*Task requirements*
Gather every line in the records below that contains the word "code".

**** Material for the task

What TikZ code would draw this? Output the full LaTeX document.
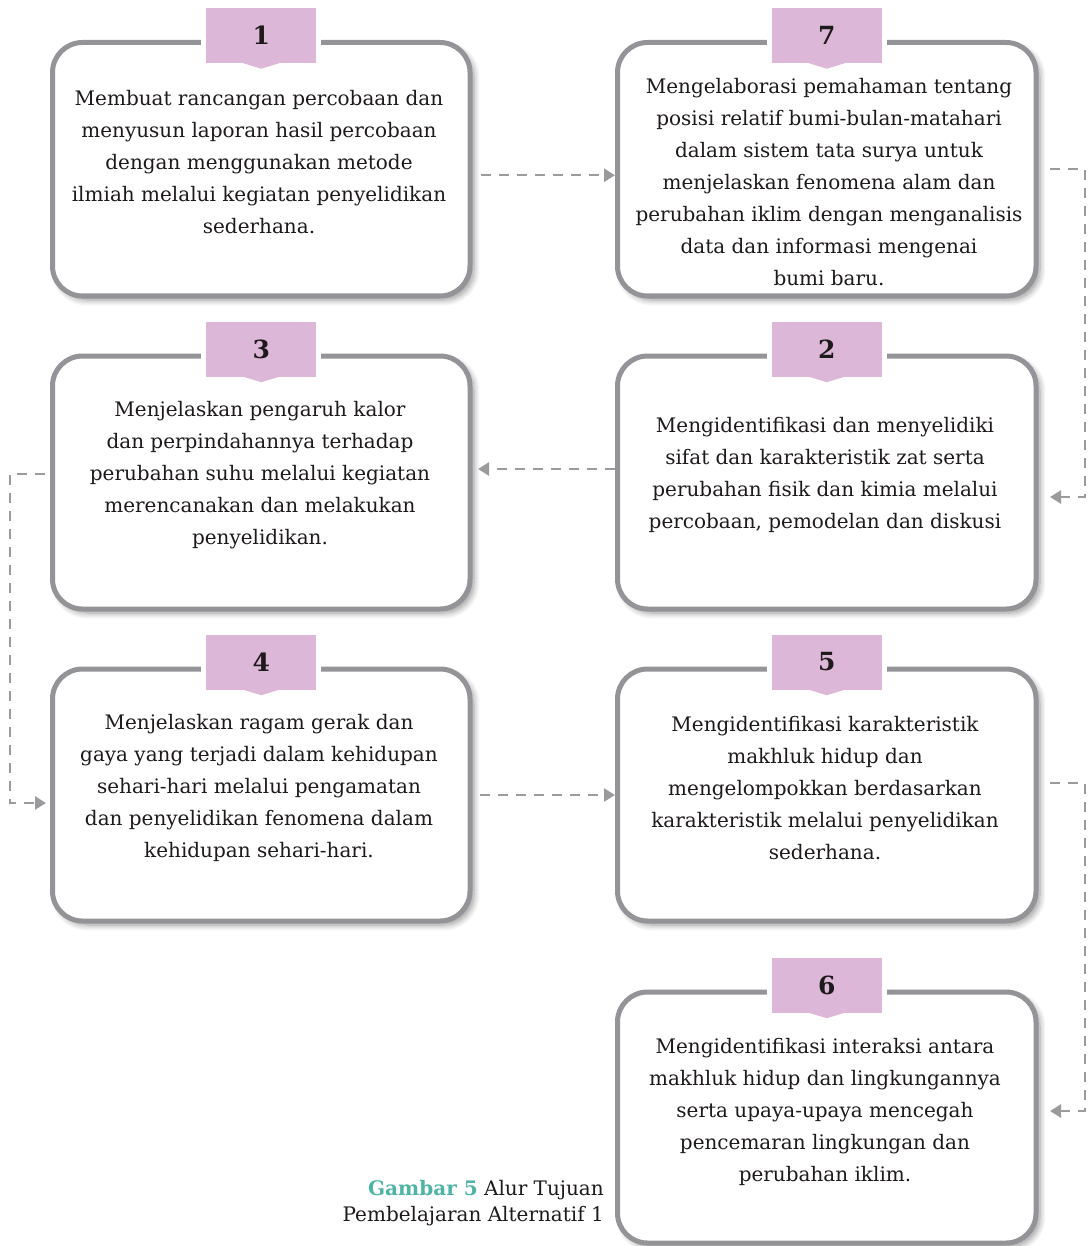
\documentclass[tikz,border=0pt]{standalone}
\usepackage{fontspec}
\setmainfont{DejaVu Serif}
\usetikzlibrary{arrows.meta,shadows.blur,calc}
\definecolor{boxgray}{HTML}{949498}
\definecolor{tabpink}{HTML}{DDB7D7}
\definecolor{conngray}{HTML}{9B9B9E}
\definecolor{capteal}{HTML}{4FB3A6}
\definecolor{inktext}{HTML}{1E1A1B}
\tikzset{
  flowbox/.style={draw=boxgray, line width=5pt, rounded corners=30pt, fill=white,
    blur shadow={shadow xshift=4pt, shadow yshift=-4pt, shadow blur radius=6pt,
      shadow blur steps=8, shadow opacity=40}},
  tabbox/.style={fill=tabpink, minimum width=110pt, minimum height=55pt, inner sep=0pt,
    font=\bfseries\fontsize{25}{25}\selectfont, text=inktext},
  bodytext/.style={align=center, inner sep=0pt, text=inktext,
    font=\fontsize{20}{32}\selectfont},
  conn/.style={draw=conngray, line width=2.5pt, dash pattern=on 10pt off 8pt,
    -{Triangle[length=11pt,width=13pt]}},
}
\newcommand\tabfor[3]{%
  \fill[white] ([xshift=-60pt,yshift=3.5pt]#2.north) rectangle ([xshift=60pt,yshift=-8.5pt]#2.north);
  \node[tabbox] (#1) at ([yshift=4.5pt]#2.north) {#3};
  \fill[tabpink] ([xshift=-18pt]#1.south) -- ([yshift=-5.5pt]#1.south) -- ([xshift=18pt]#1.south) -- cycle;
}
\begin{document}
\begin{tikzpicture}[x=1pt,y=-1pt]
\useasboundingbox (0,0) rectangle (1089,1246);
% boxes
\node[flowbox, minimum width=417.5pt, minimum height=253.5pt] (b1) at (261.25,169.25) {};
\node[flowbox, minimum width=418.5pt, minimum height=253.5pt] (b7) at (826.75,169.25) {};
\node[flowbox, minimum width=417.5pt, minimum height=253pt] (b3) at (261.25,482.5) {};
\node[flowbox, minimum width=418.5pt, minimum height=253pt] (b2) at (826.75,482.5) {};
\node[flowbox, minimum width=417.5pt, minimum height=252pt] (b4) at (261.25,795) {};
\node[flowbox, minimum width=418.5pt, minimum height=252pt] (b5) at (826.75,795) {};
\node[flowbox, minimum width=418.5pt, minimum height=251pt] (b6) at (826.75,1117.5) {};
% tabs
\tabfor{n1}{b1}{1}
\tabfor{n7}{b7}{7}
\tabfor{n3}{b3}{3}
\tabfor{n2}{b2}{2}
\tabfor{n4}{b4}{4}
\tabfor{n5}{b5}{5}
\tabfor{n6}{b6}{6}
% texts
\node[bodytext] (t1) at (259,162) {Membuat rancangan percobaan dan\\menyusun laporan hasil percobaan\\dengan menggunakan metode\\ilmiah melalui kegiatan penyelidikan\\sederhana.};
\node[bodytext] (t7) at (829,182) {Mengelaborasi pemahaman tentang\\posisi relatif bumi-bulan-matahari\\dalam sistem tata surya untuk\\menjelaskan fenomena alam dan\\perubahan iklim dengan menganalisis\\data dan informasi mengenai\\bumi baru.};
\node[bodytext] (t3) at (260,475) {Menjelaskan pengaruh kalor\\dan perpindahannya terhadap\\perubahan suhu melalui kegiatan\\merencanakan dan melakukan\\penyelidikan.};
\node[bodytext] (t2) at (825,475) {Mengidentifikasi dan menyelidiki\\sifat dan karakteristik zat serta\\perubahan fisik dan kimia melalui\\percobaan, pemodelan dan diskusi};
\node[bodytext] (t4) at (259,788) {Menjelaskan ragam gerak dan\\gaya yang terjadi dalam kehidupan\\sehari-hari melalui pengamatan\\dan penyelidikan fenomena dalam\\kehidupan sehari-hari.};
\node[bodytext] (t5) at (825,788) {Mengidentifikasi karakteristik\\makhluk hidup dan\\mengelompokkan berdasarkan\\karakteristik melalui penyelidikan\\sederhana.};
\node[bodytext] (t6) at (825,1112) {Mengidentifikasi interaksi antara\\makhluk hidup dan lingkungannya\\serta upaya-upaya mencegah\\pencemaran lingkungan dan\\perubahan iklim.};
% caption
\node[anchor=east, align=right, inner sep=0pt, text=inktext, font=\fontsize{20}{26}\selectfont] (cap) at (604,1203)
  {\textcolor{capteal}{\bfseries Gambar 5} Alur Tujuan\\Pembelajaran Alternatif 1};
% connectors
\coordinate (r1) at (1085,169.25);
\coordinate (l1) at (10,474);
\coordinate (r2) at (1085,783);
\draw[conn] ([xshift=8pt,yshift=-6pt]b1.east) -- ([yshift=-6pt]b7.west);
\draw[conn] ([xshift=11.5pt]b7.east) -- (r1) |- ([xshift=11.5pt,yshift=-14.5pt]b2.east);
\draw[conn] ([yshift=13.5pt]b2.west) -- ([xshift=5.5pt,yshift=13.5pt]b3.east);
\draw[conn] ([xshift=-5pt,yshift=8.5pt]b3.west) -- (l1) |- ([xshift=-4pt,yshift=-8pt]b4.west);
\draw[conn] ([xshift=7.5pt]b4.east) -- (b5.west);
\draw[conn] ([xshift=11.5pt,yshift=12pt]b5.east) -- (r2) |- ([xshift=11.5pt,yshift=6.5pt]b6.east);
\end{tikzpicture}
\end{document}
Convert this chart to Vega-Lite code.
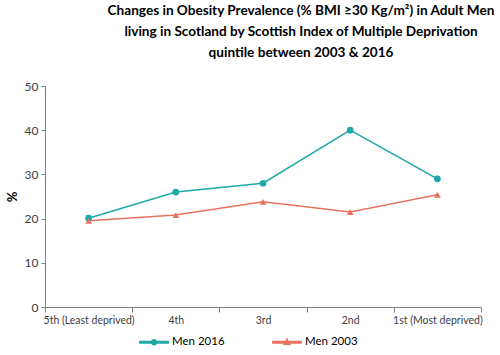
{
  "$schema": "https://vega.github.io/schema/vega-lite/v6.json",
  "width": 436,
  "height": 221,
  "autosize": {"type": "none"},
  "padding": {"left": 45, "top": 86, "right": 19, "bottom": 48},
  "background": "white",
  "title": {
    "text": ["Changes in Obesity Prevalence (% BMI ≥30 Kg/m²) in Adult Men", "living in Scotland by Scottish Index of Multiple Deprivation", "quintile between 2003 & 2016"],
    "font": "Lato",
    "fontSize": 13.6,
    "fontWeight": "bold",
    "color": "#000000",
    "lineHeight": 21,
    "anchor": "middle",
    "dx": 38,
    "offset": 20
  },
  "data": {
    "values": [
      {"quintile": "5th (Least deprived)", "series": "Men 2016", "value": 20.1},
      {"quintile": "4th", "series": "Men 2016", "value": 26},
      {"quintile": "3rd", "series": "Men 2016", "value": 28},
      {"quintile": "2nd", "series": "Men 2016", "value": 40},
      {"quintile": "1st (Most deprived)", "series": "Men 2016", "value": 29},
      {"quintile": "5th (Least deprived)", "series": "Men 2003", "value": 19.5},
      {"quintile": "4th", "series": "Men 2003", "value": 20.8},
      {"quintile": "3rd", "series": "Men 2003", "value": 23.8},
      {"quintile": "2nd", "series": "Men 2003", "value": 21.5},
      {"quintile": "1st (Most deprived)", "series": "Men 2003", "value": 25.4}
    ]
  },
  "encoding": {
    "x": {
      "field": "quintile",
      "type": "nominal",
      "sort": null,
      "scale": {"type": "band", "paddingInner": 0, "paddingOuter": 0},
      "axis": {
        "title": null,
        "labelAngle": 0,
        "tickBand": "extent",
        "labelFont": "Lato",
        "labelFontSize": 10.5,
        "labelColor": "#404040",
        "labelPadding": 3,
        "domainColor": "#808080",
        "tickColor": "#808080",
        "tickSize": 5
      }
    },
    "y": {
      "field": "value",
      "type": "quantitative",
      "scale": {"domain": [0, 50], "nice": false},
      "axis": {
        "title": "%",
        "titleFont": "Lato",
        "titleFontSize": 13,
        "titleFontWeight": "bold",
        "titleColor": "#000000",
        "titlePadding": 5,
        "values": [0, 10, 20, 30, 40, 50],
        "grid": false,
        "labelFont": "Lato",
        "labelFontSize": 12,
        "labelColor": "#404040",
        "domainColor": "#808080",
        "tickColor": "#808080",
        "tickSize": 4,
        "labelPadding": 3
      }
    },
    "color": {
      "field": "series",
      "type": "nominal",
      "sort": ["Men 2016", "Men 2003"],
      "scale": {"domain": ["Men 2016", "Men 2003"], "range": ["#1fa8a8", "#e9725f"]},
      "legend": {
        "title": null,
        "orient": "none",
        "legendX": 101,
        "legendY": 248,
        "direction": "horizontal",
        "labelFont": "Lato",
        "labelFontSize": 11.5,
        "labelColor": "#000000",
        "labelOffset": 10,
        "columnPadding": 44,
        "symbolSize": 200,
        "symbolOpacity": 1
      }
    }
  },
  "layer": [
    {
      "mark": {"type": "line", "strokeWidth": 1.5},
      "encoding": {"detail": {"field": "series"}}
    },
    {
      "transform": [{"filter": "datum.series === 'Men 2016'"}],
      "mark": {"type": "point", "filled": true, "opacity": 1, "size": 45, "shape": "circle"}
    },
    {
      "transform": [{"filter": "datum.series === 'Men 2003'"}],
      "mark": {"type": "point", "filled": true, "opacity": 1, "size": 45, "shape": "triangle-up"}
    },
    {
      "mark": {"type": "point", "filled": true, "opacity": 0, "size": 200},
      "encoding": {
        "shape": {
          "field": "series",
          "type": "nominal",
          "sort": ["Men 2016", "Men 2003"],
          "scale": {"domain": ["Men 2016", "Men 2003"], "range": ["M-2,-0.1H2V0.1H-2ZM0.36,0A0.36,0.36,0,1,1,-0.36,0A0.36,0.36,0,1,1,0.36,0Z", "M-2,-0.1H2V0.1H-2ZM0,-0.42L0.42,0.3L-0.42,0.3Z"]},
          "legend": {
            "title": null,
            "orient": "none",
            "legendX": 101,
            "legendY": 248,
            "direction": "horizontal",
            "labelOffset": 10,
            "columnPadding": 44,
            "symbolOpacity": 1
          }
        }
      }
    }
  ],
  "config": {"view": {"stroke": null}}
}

********

*Full answer*
What TikZ code would draw this? Output the full LaTeX document.
Convert this chart to Vega-Lite code.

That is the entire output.